Several counties in both North and South Carolina opened shelters, and hotels further inland offered discounts to those fleeing Hanna's path. But on the thin barrier islands that make up North Carolina's Outer Banks, vacation home owner Joe DiStefano checked out the forecast early Friday and said Hanna appears to be moving too quickly to cause much damage.
"It's the storms that linger - that keep blowing and blowing and causing a lot of erosion - that do the most damage," said DiStefano, of Deale, Md., taking a break from reading a magazine on the beach in Nags Head. "Unless it stays for a long time, it's not too worrying."
Andy and Janine Curlee brought kites to Myrtle Beach, S.C., on Friday morning, after arriving the night before for a family weekend. They were leaving Sunday, and hoped Hanna would move fast enough to clear things out for a nice beach day Saturday afternoon.
No matter the weather, Janine Curlee already had plans for Saturday morning. "Storms make it great for shelling," she said.
As of 11 a.m. EDT Friday, Hanna had maximum sustained winds near 65 mph and was centered about 375 miles south of Wilmington. The storm was moving toward the northwest near 20 mph. A hurricane watch remained in effect for Edisto Beach, S.C., to the Outer Banks of North Carolina near the Virginia border.
The occasional rain showers drifted over Myrtle Beach, which was guarded Friday by red "No Swimming" flags. Randy Kent, who arrived from Toronto, Canada, on Wednesday, was among the dozens of people walking up and down the beach, watching the waves churned up by the approaching storm.
"It looks kind of ominous today, doesn't it?" said Kent, who had no plans to flee or cut his vacation short. "I'm on the 20th floor and I don't think the building's coming down."
The bigger worry was the ferocious-looking Hurricane Ike, which weakened to a Category 3 storm early Friday as it headed toward the Bahamas and Florida. And with power outages and problems from Hurricane Gustav lingering in Louisiana, Arkansas and Mississippi, the Federal Emergency Management Agency and relief groups found themselves juggling three storms.
"You've got to make a snap judgment just before the play of where you're going to stay," said FEMA's head of disaster operations, Glenn Cannon. "We don't want to get sucked in by having all of our resources at the wrong place, but we've got to be flexible enough to move."

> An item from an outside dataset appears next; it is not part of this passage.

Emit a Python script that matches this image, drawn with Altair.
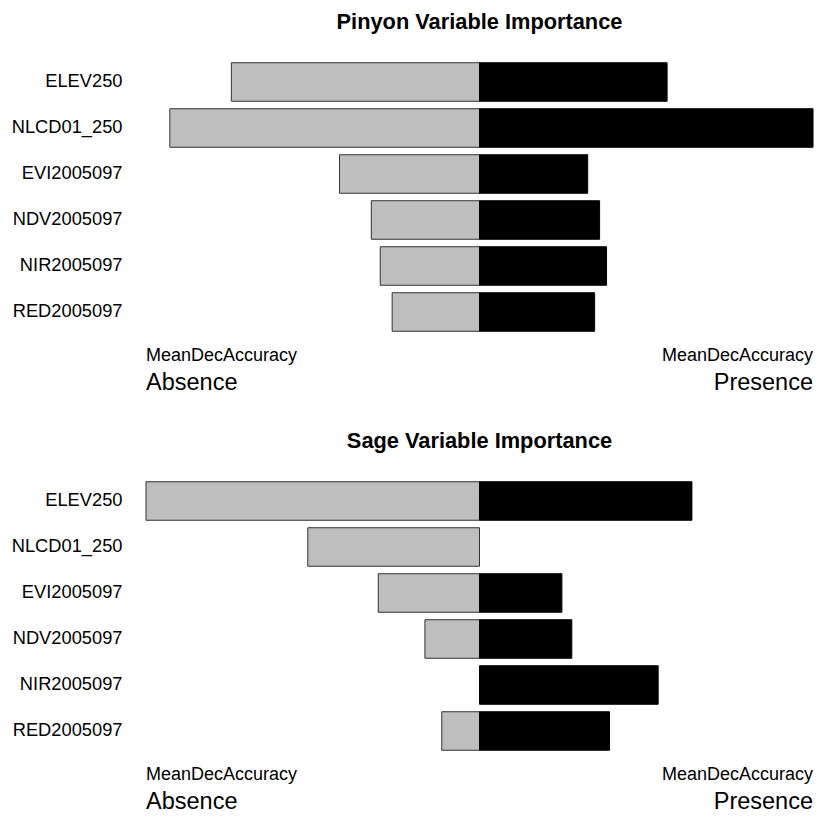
import altair as alt
import pandas as pd

variables = ["ELEV250", "NLCD01_250", "EVI2005097", "NDV2005097", "NIR2005097", "RED2005097"]
pinyon_absence = [250, 312, 141, 109, 100, 88]
pinyon_presence = [189, 336, 109, 121, 128, 116]
sage_absence = [336, 173, 102, 55, 0, 38]
sage_presence = [214, 0, 83, 93, 180, 131]
titles = ["Pinyon Variable Importance", "Sage Variable Importance"]
measure = "MeanDecAccuracy"
sides = ["Absence", "Presence"]

FONT = "Liberation Sans"
W, H = 667, 276


def note(text, x, y, size, align):
    return alt.Chart(pd.DataFrame({"t": [text]})).mark_text(
        align=align, baseline="alphabetic", fontSize=size, font=FONT, color="black"
    ).encode(text="t:N", x=alt.value(x), y=alt.value(y))


def panel(title, absence, presence):
    df = pd.DataFrame({
        "variable": variables * 2,
        "side": [sides[0]] * len(variables) + [sides[1]] * len(variables),
        "value": [-a for a in absence] + list(presence),
    })
    m = max(max(absence), max(presence))
    bars = alt.Chart(df).transform_filter("datum.value != 0").mark_bar(strokeWidth=1).encode(
        x=alt.X("value:Q", scale=alt.Scale(domain=[-m, m], nice=False), axis=None),
        y=alt.Y("variable:N", sort=variables,
                scale=alt.Scale(paddingInner=0.163, paddingOuter=0.0815),
                axis=alt.Axis(title=None, domain=False, ticks=False, grid=False,
                              labelFontSize=18.3, labelFont=FONT, labelColor="black",
                              labelPadding=24, labelLimit=300)),
        color=alt.Color("side:N", scale=alt.Scale(domain=sides, range=["#BEBEBE", "#000000"]), legend=None),
        stroke=alt.Stroke("side:N", scale=alt.Scale(domain=sides, range=["#333333", "#000000"]), legend=None),
    )
    layers = [
        bars,
        note(measure, 0, H + 26, 18, "left"),
        note(measure, W, H + 26, 18, "right"),
        note(sides[0], 0, H + 55, 23.5, "left"),
        note(sides[1], W, H + 55, 23.5, "right"),
    ]
    return alt.layer(*layers).properties(
        width=W, height=H,
        title=alt.TitleParams(title, fontSize=21.8, font=FONT, fontWeight="bold",
                              anchor="middle", frame="group", baseline="alphabetic",
                              offset=8, color="black"),
    )


chart = alt.vconcat(
    panel(titles[0], pinyon_absence, pinyon_presence),
    panel(titles[1], sage_absence, sage_presence),
    spacing=36,
).properties(
    padding={"left": 3, "top": 4, "right": 0, "bottom": 0},
    background="white",
).configure_view(stroke=None)

chart.save("out.html", embed_options={"renderer": "svg", "actions": False})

The governors of Virginia, Maryland and North Carolina declared precautionary states of emergency. In South Carolina, Gov. Mark Sanford urged people to leave flood-prone areas and mobile homes in two northern counties by Friday afternoon.
Cannon warned his employees and other emergency managers not to lose focus on Hanna, which killed at least 137 people in Haiti as it swept through the Caribbean. FEMA was sending hundreds of truckloads of meals, water and other supplies to the East Coast but also leaving resources on the Gulf Coast in case Ike heads there.
"Everybody's a little tired right now, and, I think, would like to look past Hanna, and we know Ike has us all concerned," Cannon said. "But Hanna can jump up and bite us."
The normally bustling waterfront in Morehead City was nearly deserted early Friday. Charter captain Bobby Ballou said most of his colleagues decided to haul out before Hanna arrived, but the 60-year veteran of the charter business sat on a bench at his dock and spliced thick lines to tie up his boat.
"I'm not too worried about this one," said 74-year-old Ballou. "That Ike, I don't like him."